Set problem:
Give the listing again character for character, but drop the images.

■ ■ ■

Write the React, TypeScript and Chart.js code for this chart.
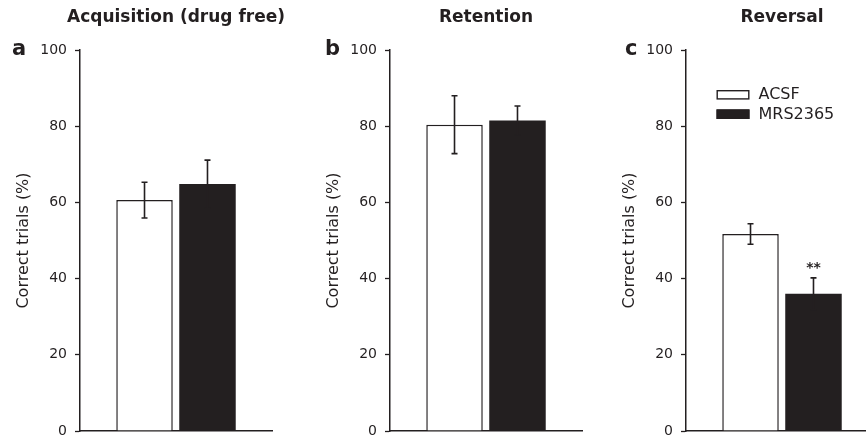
import { useEffect, useRef } from 'react';
import { Chart, registerables } from 'chart.js';

Chart.register(...registerables);

// ---- data ----
const groupLabels = ['ACSF', 'MRS2365'];
const panelTitles = ['Acquisition (drug free)', 'Retention', 'Reversal'];
const panelLetters = ['a', 'b', 'c'];
const acsfMeans = [60.6, 80.4, 51.7];
const acsfErrors = [4.7, 7.6, 2.7];
const mrsMeans = [64.8, 81.5, 36.0];
const mrsErrors = [6.3, 3.8, 4.2];
const significance = ['', '', '**'];
const yMin = 0;
const yMax = 100;
const yStep = 20;
const yAxisTitle = 'Correct trials (%)';

// ---- layout / style ----
const INK = '#231f20';
const FONT = '"DejaVu Sans", "Liberation Sans", Arial, sans-serif';
const panelAxisX = [80, 390, 686];
const letterX = [12, 15, 19];
const CANVAS_W = 290;
const CANVAS_H = 440;
const AXIS_OFFSET = 80;

function makePlugin(idx: number) {
  return {
    id: 'panelDecor' + idx,
    afterDatasetsDraw(chart: any) {
      const ctx = chart.ctx as CanvasRenderingContext2D;
      const y = chart.scales.y;
      ctx.save();
      const means = [acsfMeans[idx], mrsMeans[idx]];
      const errs = [acsfErrors[idx], mrsErrors[idx]];
      ctx.strokeStyle = INK;
      ctx.lineWidth = 1.6;
      for (let d = 0; d < 2; d++) {
        const el = chart.getDatasetMeta(d).data[0];
        const cx = el.x;
        const top = y.getPixelForValue(means[d] + errs[d]);
        const bot = y.getPixelForValue(means[d] - errs[d]);
        ctx.beginPath();
        ctx.moveTo(cx, top);
        ctx.lineTo(cx, bot);
        ctx.moveTo(cx - 3, top);
        ctx.lineTo(cx + 3, top);
        ctx.moveTo(cx - 3, bot);
        ctx.lineTo(cx + 3, bot);
        ctx.stroke();
      }
      if (significance[idx]) {
        const el = chart.getDatasetMeta(1).data[0];
        const top = y.getPixelForValue(means[1] + errs[1]);
        ctx.fillStyle = INK;
        ctx.font = 'bold 14px ' + FONT;
        ctx.textAlign = 'center';
        ctx.textBaseline = 'middle';
        ctx.fillText(significance[idx], el.x, top - 9);
      }
      ctx.restore();
    },
    afterDraw(chart: any) {
      const ctx = chart.ctx as CanvasRenderingContext2D;
      const ca = chart.chartArea;
      ctx.save();
      ctx.fillStyle = INK;
      ctx.font = 'bold 17px ' + FONT;
      ctx.textAlign = 'center';
      ctx.textBaseline = 'middle';
      ctx.fillText(panelTitles[idx], (ca.left + ca.right) / 2, 18);
      ctx.font = 'bold 21px ' + FONT;
      ctx.textAlign = 'left';
      ctx.textBaseline = 'alphabetic';
      ctx.fillText(panelLetters[idx], letterX[idx], 55);
      if (idx === 2) {
        const bx = 110.5;
        const rows = [94.8, 114.2];
        const fills = ['#ffffff', INK];
        ctx.font = '16px ' + FONT;
        ctx.textBaseline = 'middle';
        ctx.textAlign = 'left';
        for (let i = 0; i < 2; i++) {
          ctx.fillStyle = fills[i];
          ctx.fillRect(bx, rows[i] - 4.8, 33, 9.6);
          ctx.strokeStyle = INK;
          ctx.lineWidth = 1.4;
          ctx.strokeRect(bx + 0.7, rows[i] - 4.8 + 0.7, 31.6, 8.2);
          ctx.fillStyle = INK;
          ctx.fillText(groupLabels[i], bx + 42, rows[i] + 0.5);
        }
      }
      ctx.restore();
    },
  };
}

function Panel({ idx }: { idx: number }) {
  const ref = useRef<HTMLCanvasElement | null>(null);
  useEffect(() => {
    if (!ref.current) return;
    const chart = new Chart(ref.current, {
      type: 'bar',
      data: {
        labels: [''],
        datasets: [
          {
            label: groupLabels[0],
            data: [acsfMeans[idx]],
            backgroundColor: '#ffffff',
            borderColor: INK,
            borderWidth: 1.5,
            categoryPercentage: 0.656,
            barPercentage: 0.897,
          },
          {
            label: groupLabels[1],
            data: [mrsMeans[idx]],
            backgroundColor: INK,
            borderColor: INK,
            borderWidth: 0,
            categoryPercentage: 0.656,
            barPercentage: 0.897,
          },
        ],
      },
      options: {
        responsive: false,
        animation: false,
        events: [],
        layout: { padding: { top: 50, left: 0, right: CANVAS_W - AXIS_OFFSET - 192, bottom: 9 } },
        plugins: {
          legend: { display: false },
          title: { display: false },
          tooltip: { enabled: false },
        },
        scales: {
          x: {
            type: 'category',
            ticks: { display: false },
            grid: { display: false },
            border: { display: true, color: INK, width: 1.5 },
            afterFit: (s: any) => {
              s.height = 0;
              s.paddingLeft = 0;
              s.paddingRight = 0;
            },
          },
          y: {
            min: yMin,
            max: yMax,
            ticks: {
              stepSize: yStep,
              color: INK,
              padding: 8,
              font: { family: FONT, size: 14 },
            },
            grid: {
              drawOnChartArea: false,
              drawTicks: true,
              tickLength: 5,
              tickColor: INK,
              tickWidth: 1.3,
            },
            border: { display: true, color: INK, width: 1.5 },
            title: {
              display: true,
              text: yAxisTitle,
              color: INK,
              font: { family: FONT, size: 16 },
              padding: { top: 14, bottom: 0 },
            },
            afterFit: (s: any) => {
              s.width = AXIS_OFFSET;
              s.paddingTop = 0;
              s.paddingBottom = 0;
            },
          },
        },
      },
      plugins: [makePlugin(idx)],
    } as any);
    return () => chart.destroy();
  }, [idx]);
  return (
    <canvas
      ref={ref}
      width={CANVAS_W}
      height={CANVAS_H}
      style={{
        position: 'absolute',
        left: panelAxisX[idx] - AXIS_OFFSET,
        top: 0,
        width: CANVAS_W,
        height: CANVAS_H,
      }}
    />
  );
}

export default function App() {
  return (
    <div
      style={{
        position: 'fixed',
        left: 0,
        top: 0,
        width: 866,
        height: 440,
        overflow: 'hidden',
        background: '#ffffff',
      }}
    >
      {[0, 1, 2].map((i) => (
        <Panel key={i} idx={i} />
      ))}
    </div>
  );
}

■ ■ ■

Output for this exercise:
Write the React, TypeScript and Chart.js code for this chart.
import { useEffect, useRef } from 'react';
import { Chart, registerables } from 'chart.js';

Chart.register(...registerables);

// ---- data ----
const groupLabels = ['ACSF', 'MRS2365'];
const panelTitles = ['Acquisition (drug free)', 'Retention', 'Reversal'];
const panelLetters = ['a', 'b', 'c'];
const acsfMeans = [60.6, 80.4, 51.7];
const acsfErrors = [4.7, 7.6, 2.7];
const mrsMeans = [64.8, 81.5, 36.0];
const mrsErrors = [6.3, 3.8, 4.2];
const significance = ['', '', '**'];
const yMin = 0;
const yMax = 100;
const yStep = 20;
const yAxisTitle = 'Correct trials (%)';

// ---- layout / style ----
const INK = '#231f20';
const FONT = '"DejaVu Sans", "Liberation Sans", Arial, sans-serif';
const panelAxisX = [80, 390, 686];
const letterX = [12, 15, 19];
const CANVAS_W = 290;
const CANVAS_H = 440;
const AXIS_OFFSET = 80;

function makePlugin(idx: number) {
  return {
    id: 'panelDecor' + idx,
    afterDatasetsDraw(chart: any) {
      const ctx = chart.ctx as CanvasRenderingContext2D;
      const y = chart.scales.y;
      ctx.save();
      const means = [acsfMeans[idx], mrsMeans[idx]];
      const errs = [acsfErrors[idx], mrsErrors[idx]];
      ctx.strokeStyle = INK;
      ctx.lineWidth = 1.6;
      for (let d = 0; d < 2; d++) {
        const el = chart.getDatasetMeta(d).data[0];
        const cx = el.x;
        const top = y.getPixelForValue(means[d] + errs[d]);
        const bot = y.getPixelForValue(means[d] - errs[d]);
        ctx.beginPath();
        ctx.moveTo(cx, top);
        ctx.lineTo(cx, bot);
        ctx.moveTo(cx - 3, top);
        ctx.lineTo(cx + 3, top);
        ctx.moveTo(cx - 3, bot);
        ctx.lineTo(cx + 3, bot);
        ctx.stroke();
      }
      if (significance[idx]) {
        const el = chart.getDatasetMeta(1).data[0];
        const top = y.getPixelForValue(means[1] + errs[1]);
        ctx.fillStyle = INK;
        ctx.font = 'bold 14px ' + FONT;
        ctx.textAlign = 'center';
        ctx.textBaseline = 'middle';
        ctx.fillText(significance[idx], el.x, top - 9);
      }
      ctx.restore();
    },
    afterDraw(chart: any) {
      const ctx = chart.ctx as CanvasRenderingContext2D;
      const ca = chart.chartArea;
      ctx.save();
      ctx.fillStyle = INK;
      ctx.font = 'bold 17px ' + FONT;
      ctx.textAlign = 'center';
      ctx.textBaseline = 'middle';
      ctx.fillText(panelTitles[idx], (ca.left + ca.right) / 2, 18);
      ctx.font = 'bold 21px ' + FONT;
      ctx.textAlign = 'left';
      ctx.textBaseline = 'alphabetic';
      ctx.fillText(panelLetters[idx], letterX[idx], 55);
      if (idx === 2) {
        const bx = 110.5;
        const rows = [94.8, 114.2];
        const fills = ['#ffffff', INK];
        ctx.font = '16px ' + FONT;
        ctx.textBaseline = 'middle';
        ctx.textAlign = 'left';
        for (let i = 0; i < 2; i++) {
          ctx.fillStyle = fills[i];
          ctx.fillRect(bx, rows[i] - 4.8, 33, 9.6);
          ctx.strokeStyle = INK;
          ctx.lineWidth = 1.4;
          ctx.strokeRect(bx + 0.7, rows[i] - 4.8 + 0.7, 31.6, 8.2);
          ctx.fillStyle = INK;
          ctx.fillText(groupLabels[i], bx + 42, rows[i] + 0.5);
        }
      }
      ctx.restore();
    },
  };
}

function Panel({ idx }: { idx: number }) {
  const ref = useRef<HTMLCanvasElement | null>(null);
  useEffect(() => {
    if (!ref.current) return;
    const chart = new Chart(ref.current, {
      type: 'bar',
      data: {
        labels: [''],
        datasets: [
          {
            label: groupLabels[0],
            data: [acsfMeans[idx]],
            backgroundColor: '#ffffff',
            borderColor: INK,
            borderWidth: 1.5,
            categoryPercentage: 0.656,
            barPercentage: 0.897,
          },
          {
            label: groupLabels[1],
            data: [mrsMeans[idx]],
            backgroundColor: INK,
            borderColor: INK,
            borderWidth: 0,
            categoryPercentage: 0.656,
            barPercentage: 0.897,
          },
        ],
      },
      options: {
        responsive: false,
        animation: false,
        events: [],
        layout: { padding: { top: 50, left: 0, right: CANVAS_W - AXIS_OFFSET - 192, bottom: 9 } },
        plugins: {
          legend: { display: false },
          title: { display: false },
          tooltip: { enabled: false },
        },
        scales: {
          x: {
            type: 'category',
            ticks: { display: false },
            grid: { display: false },
            border: { display: true, color: INK, width: 1.5 },
            afterFit: (s: any) => {
              s.height = 0;
              s.paddingLeft = 0;
              s.paddingRight = 0;
            },
          },
          y: {
            min: yMin,
            max: yMax,
            ticks: {
              stepSize: yStep,
              color: INK,
              padding: 8,
              font: { family: FONT, size: 14 },
            },
            grid: {
              drawOnChartArea: false,
              drawTicks: true,
              tickLength: 5,
              tickColor: INK,
              tickWidth: 1.3,
            },
            border: { display: true, color: INK, width: 1.5 },
            title: {
              display: true,
              text: yAxisTitle,
              color: INK,
              font: { family: FONT, size: 16 },
              padding: { top: 14, bottom: 0 },
            },
            afterFit: (s: any) => {
              s.width = AXIS_OFFSET;
              s.paddingTop = 0;
              s.paddingBottom = 0;
            },
          },
        },
      },
      plugins: [makePlugin(idx)],
    } as any);
    return () => chart.destroy();
  }, [idx]);
  return (
    <canvas
      ref={ref}
      width={CANVAS_W}
      height={CANVAS_H}
      style={{
        position: 'absolute',
        left: panelAxisX[idx] - AXIS_OFFSET,
        top: 0,
        width: CANVAS_W,
        height: CANVAS_H,
      }}
    />
  );
}

export default function App() {
  return (
    <div
      style={{
        position: 'fixed',
        left: 0,
        top: 0,
        width: 866,
        height: 440,
        overflow: 'hidden',
        background: '#ffffff',
      }}
    >
      {[0, 1, 2].map((i) => (
        <Panel key={i} idx={i} />
      ))}
    </div>
  );
}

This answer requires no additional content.